*SHORT PROBLEM:*
Write out the data again exactly, skipping every picture.

*STORED DATA:*
-*-*-

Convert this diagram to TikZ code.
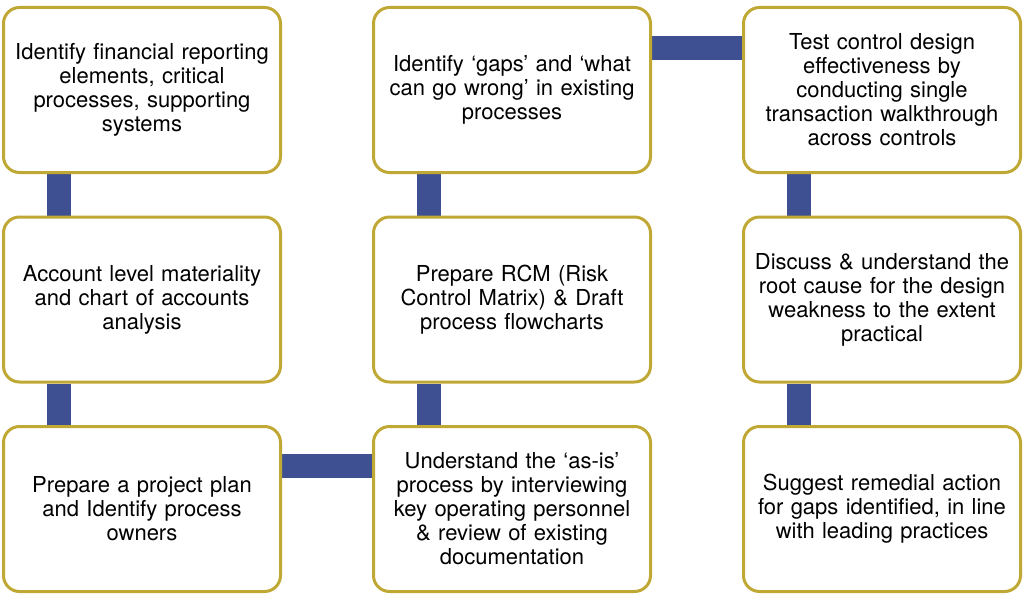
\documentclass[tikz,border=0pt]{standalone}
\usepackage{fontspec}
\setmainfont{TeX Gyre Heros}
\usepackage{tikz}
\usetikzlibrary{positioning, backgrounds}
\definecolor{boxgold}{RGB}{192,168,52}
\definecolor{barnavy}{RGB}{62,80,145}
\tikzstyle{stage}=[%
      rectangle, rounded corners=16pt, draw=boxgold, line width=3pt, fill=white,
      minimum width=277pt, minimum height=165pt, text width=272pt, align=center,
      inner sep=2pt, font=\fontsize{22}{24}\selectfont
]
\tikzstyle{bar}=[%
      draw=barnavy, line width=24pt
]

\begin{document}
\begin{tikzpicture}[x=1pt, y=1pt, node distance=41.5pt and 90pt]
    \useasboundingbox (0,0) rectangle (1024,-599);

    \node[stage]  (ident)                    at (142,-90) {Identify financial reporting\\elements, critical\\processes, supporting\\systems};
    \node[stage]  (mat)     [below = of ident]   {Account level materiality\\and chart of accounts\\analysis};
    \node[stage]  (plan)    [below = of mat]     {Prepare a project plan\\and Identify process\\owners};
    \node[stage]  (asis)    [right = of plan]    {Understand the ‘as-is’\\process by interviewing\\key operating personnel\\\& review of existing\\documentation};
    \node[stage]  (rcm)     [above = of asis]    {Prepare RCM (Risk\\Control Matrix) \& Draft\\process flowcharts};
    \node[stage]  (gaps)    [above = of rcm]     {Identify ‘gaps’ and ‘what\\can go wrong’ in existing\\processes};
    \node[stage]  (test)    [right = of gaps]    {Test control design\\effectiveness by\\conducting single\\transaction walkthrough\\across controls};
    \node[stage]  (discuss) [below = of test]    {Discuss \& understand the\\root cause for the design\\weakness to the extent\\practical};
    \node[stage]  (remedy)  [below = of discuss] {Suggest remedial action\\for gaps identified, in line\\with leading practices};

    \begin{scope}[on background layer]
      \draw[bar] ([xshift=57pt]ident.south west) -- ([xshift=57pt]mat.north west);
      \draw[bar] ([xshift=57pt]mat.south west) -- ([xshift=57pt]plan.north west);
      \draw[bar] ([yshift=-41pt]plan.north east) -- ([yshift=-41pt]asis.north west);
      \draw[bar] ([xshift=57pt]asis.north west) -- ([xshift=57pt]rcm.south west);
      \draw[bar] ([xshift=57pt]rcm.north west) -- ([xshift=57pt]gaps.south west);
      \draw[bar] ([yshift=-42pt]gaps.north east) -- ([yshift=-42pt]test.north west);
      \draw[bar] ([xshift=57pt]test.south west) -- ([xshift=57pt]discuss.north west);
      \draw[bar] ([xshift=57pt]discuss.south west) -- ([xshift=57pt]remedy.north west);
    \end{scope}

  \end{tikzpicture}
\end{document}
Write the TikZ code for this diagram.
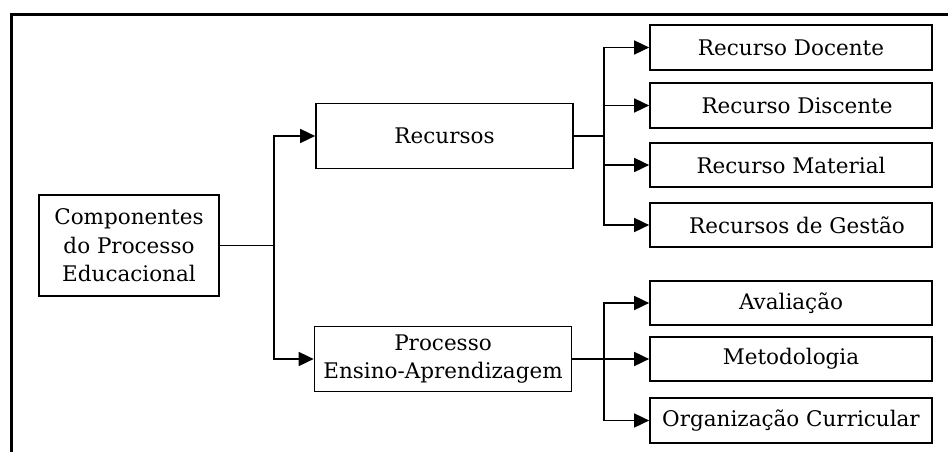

-*-*-

*EXPECTED OUTPUT:*
Convert this diagram to TikZ code.
\documentclass[tikz,border=0pt]{standalone}
\usepackage{fontspec}
\setmainfont{TeX Gyre Heros}
\usepackage{tikz}
\usetikzlibrary{positioning, backgrounds}
\definecolor{boxgold}{RGB}{192,168,52}
\definecolor{barnavy}{RGB}{62,80,145}
\tikzstyle{stage}=[%
      rectangle, rounded corners=16pt, draw=boxgold, line width=3pt, fill=white,
      minimum width=277pt, minimum height=165pt, text width=272pt, align=center,
      inner sep=2pt, font=\fontsize{22}{24}\selectfont
]
\tikzstyle{bar}=[%
      draw=barnavy, line width=24pt
]

\begin{document}
\begin{tikzpicture}[x=1pt, y=1pt, node distance=41.5pt and 90pt]
    \useasboundingbox (0,0) rectangle (1024,-599);

    \node[stage]  (ident)                    at (142,-90) {Identify financial reporting\\elements, critical\\processes, supporting\\systems};
    \node[stage]  (mat)     [below = of ident]   {Account level materiality\\and chart of accounts\\analysis};
    \node[stage]  (plan)    [below = of mat]     {Prepare a project plan\\and Identify process\\owners};
    \node[stage]  (asis)    [right = of plan]    {Understand the ‘as-is’\\process by interviewing\\key operating personnel\\\& review of existing\\documentation};
    \node[stage]  (rcm)     [above = of asis]    {Prepare RCM (Risk\\Control Matrix) \& Draft\\process flowcharts};
    \node[stage]  (gaps)    [above = of rcm]     {Identify ‘gaps’ and ‘what\\can go wrong’ in existing\\processes};
    \node[stage]  (test)    [right = of gaps]    {Test control design\\effectiveness by\\conducting single\\transaction walkthrough\\across controls};
    \node[stage]  (discuss) [below = of test]    {Discuss \& understand the\\root cause for the design\\weakness to the extent\\practical};
    \node[stage]  (remedy)  [below = of discuss] {Suggest remedial action\\for gaps identified, in line\\with leading practices};

    \begin{scope}[on background layer]
      \draw[bar] ([xshift=57pt]ident.south west) -- ([xshift=57pt]mat.north west);
      \draw[bar] ([xshift=57pt]mat.south west) -- ([xshift=57pt]plan.north west);
      \draw[bar] ([yshift=-41pt]plan.north east) -- ([yshift=-41pt]asis.north west);
      \draw[bar] ([xshift=57pt]asis.north west) -- ([xshift=57pt]rcm.south west);
      \draw[bar] ([xshift=57pt]rcm.north west) -- ([xshift=57pt]gaps.south west);
      \draw[bar] ([yshift=-42pt]gaps.north east) -- ([yshift=-42pt]test.north west);
      \draw[bar] ([xshift=57pt]test.south west) -- ([xshift=57pt]discuss.north west);
      \draw[bar] ([xshift=57pt]discuss.south west) -- ([xshift=57pt]remedy.north west);
    \end{scope}

  \end{tikzpicture}
\end{document}
Write the TikZ code for this diagram.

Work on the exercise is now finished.